Los ejemplos de autogestión y autonomía se han multiplicado desde 1994. Frente a la situación de inseguridad en la que vivimos han surgido o se han fortalecido policías comunitarias, autodefensas y municipios autónomos. Los casos de Michoacán y Guerrero han demostrado la eficacia de éstas formas de organización para enfrentar a los cárteles del narcotráfico y, al mismo tiempo, el temor del estado por perder su maltrecho monopolio de la fuerza legítima. Es aquí donde radica un elemento central que separa la sociedad del 68 y la de ahora.

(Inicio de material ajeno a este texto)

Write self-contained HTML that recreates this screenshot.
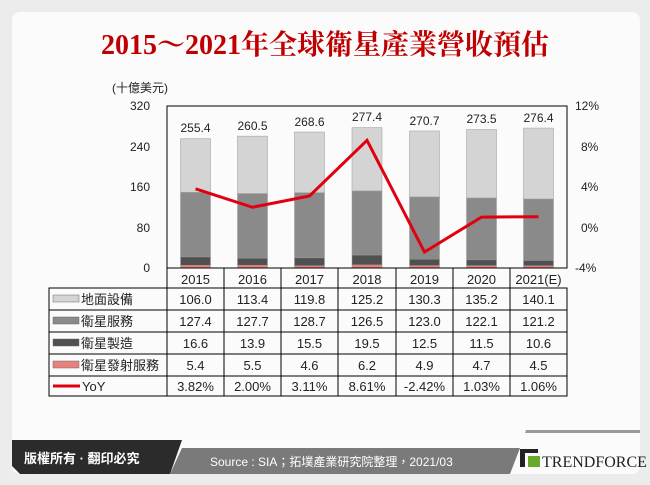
<!DOCTYPE html>
<html><head><meta charset="utf-8"><style>
body{margin:0;width:650px;height:485px;background:#ececec;overflow:hidden}
svg{display:block}
text{font-family:"Liberation Sans","Noto Sans CJK TC",sans-serif}
</style></head><body>
<svg width="650" height="485" viewBox="0 0 650 485" xmlns="http://www.w3.org/2000/svg">
<rect x="12" y="12" width="628" height="462" rx="8" fill="#fbfbfb"/>
<text x="325" y="54" text-anchor="middle" font-size="28" font-weight="bold" fill="#c00000" style="font-family:'Liberation Serif','Noto Serif CJK SC',serif">2015～2021年全球衛星產業營收預估</text>
<text x="112" y="92" font-size="12" fill="#222">(十億美元)</text>
<g font-size="12" fill="#222" text-anchor="end">
<text x="150" y="110">320</text><text x="150" y="151">240</text><text x="150" y="191">160</text><text x="150" y="232">80</text><text x="150" y="272">0</text>
</g>
<g font-size="12" fill="#222">
<text x="575" y="110">12%</text><text x="581" y="151">8%</text><text x="581" y="191">4%</text><text x="581" y="232">0%</text><text x="575" y="272">-4%</text>
</g>
<g stroke="#999" stroke-width="0.5">
<rect x="180.5" y="265.27" width="30" height="2.73" fill="#e88080"/><rect x="180.5" y="256.87" width="30" height="8.4" fill="#505050"/><rect x="180.5" y="192.37" width="30" height="64.5" fill="#8a8a8a"/><rect x="180.5" y="138.71" width="30" height="53.66" fill="#d4d4d4"/>
<rect x="237.5" y="265.22" width="30" height="2.78" fill="#e88080"/><rect x="237.5" y="258.18" width="30" height="7.04" fill="#505050"/><rect x="237.5" y="193.53" width="30" height="64.65" fill="#8a8a8a"/><rect x="237.5" y="136.12" width="30" height="57.41" fill="#d4d4d4"/>
<rect x="294.5" y="265.67" width="30" height="2.33" fill="#e88080"/><rect x="294.5" y="257.82" width="30" height="7.85" fill="#505050"/><rect x="294.5" y="192.67" width="30" height="65.15" fill="#8a8a8a"/><rect x="294.5" y="132.02" width="30" height="60.65" fill="#d4d4d4"/>
<rect x="352" y="264.86" width="30" height="3.14" fill="#e88080"/><rect x="352" y="254.99" width="30" height="9.87" fill="#505050"/><rect x="352" y="190.95" width="30" height="64.04" fill="#8a8a8a"/><rect x="352" y="127.57" width="30" height="63.38" fill="#d4d4d4"/>
<rect x="409.5" y="265.52" width="30" height="2.48" fill="#e88080"/><rect x="409.5" y="259.19" width="30" height="6.33" fill="#505050"/><rect x="409.5" y="196.92" width="30" height="62.27" fill="#8a8a8a"/><rect x="409.5" y="130.96" width="30" height="65.96" fill="#d4d4d4"/>
<rect x="466.5" y="265.62" width="30" height="2.38" fill="#e88080"/><rect x="466.5" y="259.8" width="30" height="5.82" fill="#505050"/><rect x="466.5" y="197.99" width="30" height="61.81" fill="#8a8a8a"/><rect x="466.5" y="129.54" width="30" height="68.45" fill="#d4d4d4"/>
<rect x="523.5" y="265.72" width="30" height="2.28" fill="#e88080"/><rect x="523.5" y="260.35" width="30" height="5.37" fill="#505050"/><rect x="523.5" y="198.99" width="30" height="61.36" fill="#8a8a8a"/><rect x="523.5" y="128.06" width="30" height="70.93" fill="#d4d4d4"/>
</g>
<g font-size="12" fill="#222" text-anchor="middle">
<text x="195.5" y="132">255.4</text><text x="252.5" y="130">260.5</text><text x="309.5" y="126">268.6</text><text x="367" y="121">277.4</text><text x="424.5" y="125">270.7</text><text x="481.5" y="123">273.5</text><text x="538.5" y="122">276.4</text>
</g>
<polyline points="195.5,188.8 252.5,207.25 309.5,196 367,140.3 424.5,252 481.5,217.07 538.5,216.77" fill="none" stroke="#e00010" stroke-width="3"/>
<rect x="167" y="106" width="400" height="162" fill="none" stroke="#000" stroke-width="1"/>
<g stroke="#000" stroke-width="1" fill="none">
<rect x="49" y="288" width="518" height="108"/>
<line x1="167" y1="268" x2="167" y2="396"/>
<line x1="49" y1="310" x2="567" y2="310"/><line x1="49" y1="332" x2="567" y2="332"/><line x1="49" y1="354" x2="567" y2="354"/><line x1="49" y1="376" x2="567" y2="376"/>
<line x1="224" y1="268" x2="224" y2="396"/><line x1="281" y1="268" x2="281" y2="396"/><line x1="338" y1="268" x2="338" y2="396"/><line x1="396" y1="268" x2="396" y2="396"/><line x1="453" y1="268" x2="453" y2="396"/><line x1="510" y1="268" x2="510" y2="396"/>
</g>
<g font-size="13" fill="#222" text-anchor="middle">
<text x="195.5" y="284">2015</text><text x="252.5" y="284">2016</text><text x="309.5" y="284">2017</text><text x="367" y="284">2018</text><text x="424.5" y="284">2019</text><text x="481.5" y="284">2020</text><text x="538.5" y="284">2021(E)</text>
<text x="195.5" y="304">106.0</text><text x="252.5" y="304">113.4</text><text x="309.5" y="304">119.8</text><text x="367" y="304">125.2</text><text x="424.5" y="304">130.3</text><text x="481.5" y="304">135.2</text><text x="538.5" y="304">140.1</text>
<text x="195.5" y="326">127.4</text><text x="252.5" y="326">127.7</text><text x="309.5" y="326">128.7</text><text x="367" y="326">126.5</text><text x="424.5" y="326">123.0</text><text x="481.5" y="326">122.1</text><text x="538.5" y="326">121.2</text>
<text x="195.5" y="348">16.6</text><text x="252.5" y="348">13.9</text><text x="309.5" y="348">15.5</text><text x="367" y="348">19.5</text><text x="424.5" y="348">12.5</text><text x="481.5" y="348">11.5</text><text x="538.5" y="348">10.6</text>
<text x="195.5" y="370">5.4</text><text x="252.5" y="370">5.5</text><text x="309.5" y="370">4.6</text><text x="367" y="370">6.2</text><text x="424.5" y="370">4.9</text><text x="481.5" y="370">4.7</text><text x="538.5" y="370">4.5</text>
<text x="195.5" y="391">3.82%</text><text x="252.5" y="391">2.00%</text><text x="309.5" y="391">3.11%</text><text x="367" y="391">8.61%</text><text x="424.5" y="391">-2.42%</text><text x="481.5" y="391">1.03%</text><text x="538.5" y="391">1.06%</text>
</g>
<rect x="53" y="295" width="26" height="7" fill="#d4d4d4" stroke="#666" stroke-width="0.5"/>
<rect x="53" y="317" width="26" height="7" fill="#8a8a8a" stroke="#666" stroke-width="0.5"/>
<rect x="53" y="339" width="26" height="7" fill="#505050" stroke="#666" stroke-width="0.5"/>
<rect x="53" y="361" width="26" height="7" fill="#e88080" stroke="#666" stroke-width="0.5"/>
<line x1="53" y1="386" x2="80" y2="386" stroke="#e00010" stroke-width="3"/>
<g font-size="13" fill="#222">
<text x="81" y="304">地面設備</text><text x="81" y="326">衛星服務</text><text x="81" y="348">衛星製造</text><text x="81" y="370">衛星發射服務</text><text x="82" y="391">YoY</text>
</g>
<polygon points="12,440 182,440 170,474 20,474 12,466" fill="#2b2b2b"/>
<polygon points="182,448 520,448 510,474 170,474" fill="#7a7a7a"/>
<polygon points="526,430 640,430 640,433 525,433" fill="#9a9a9a"/>
<text x="24" y="463" font-size="13" font-weight="bold" fill="#fff">版權所有 · 翻印必究</text>
<text x="210" y="466" font-size="12" fill="#fff">Source : SIA；拓墣產業研究院整理，2021/03</text>
<rect x="520" y="449" width="18" height="4" fill="#222"/><rect x="520" y="449" width="5" height="18" fill="#222"/>
<rect x="528" y="456" width="12" height="11" fill="#6aaa2a"/>
<text x="542" y="467" font-size="16" fill="#222" style="font-family:'Liberation Serif',serif">TRENDFORCE</text>
</svg>
</body></html>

En este sentido. la presente coyuntura está estrechamente relacionada con la matanza de Tlatelolco y dicha relación no está dada sólo por la existencia de delitos de lesa humanidad, como lo son el genocidio y la desaparición forzada, sino sobre todo porque los integrantes del estado y los gobiernos siguen demostrando su desprecio por la población que dicen representar, hoy más que nunca. Más allá de reformas cosméticas y estilos de gobernar, el estado mantiene su misión última: mantener el sistema de dominación, cueste lo que cueste. Y esto representa sin duda un elemento que nos permite comparar dos hechos que, a pesar de su distancia en el tiempo, visibilizan la naturaleza del estado liberal. Del estado no se pueden esperar acciones para que la barbarie desaparezca; sólo la sociedad puede lograrlo, manteniendo la ruta trazada por los zapatistas y dándole vida en todos los espacios posibles.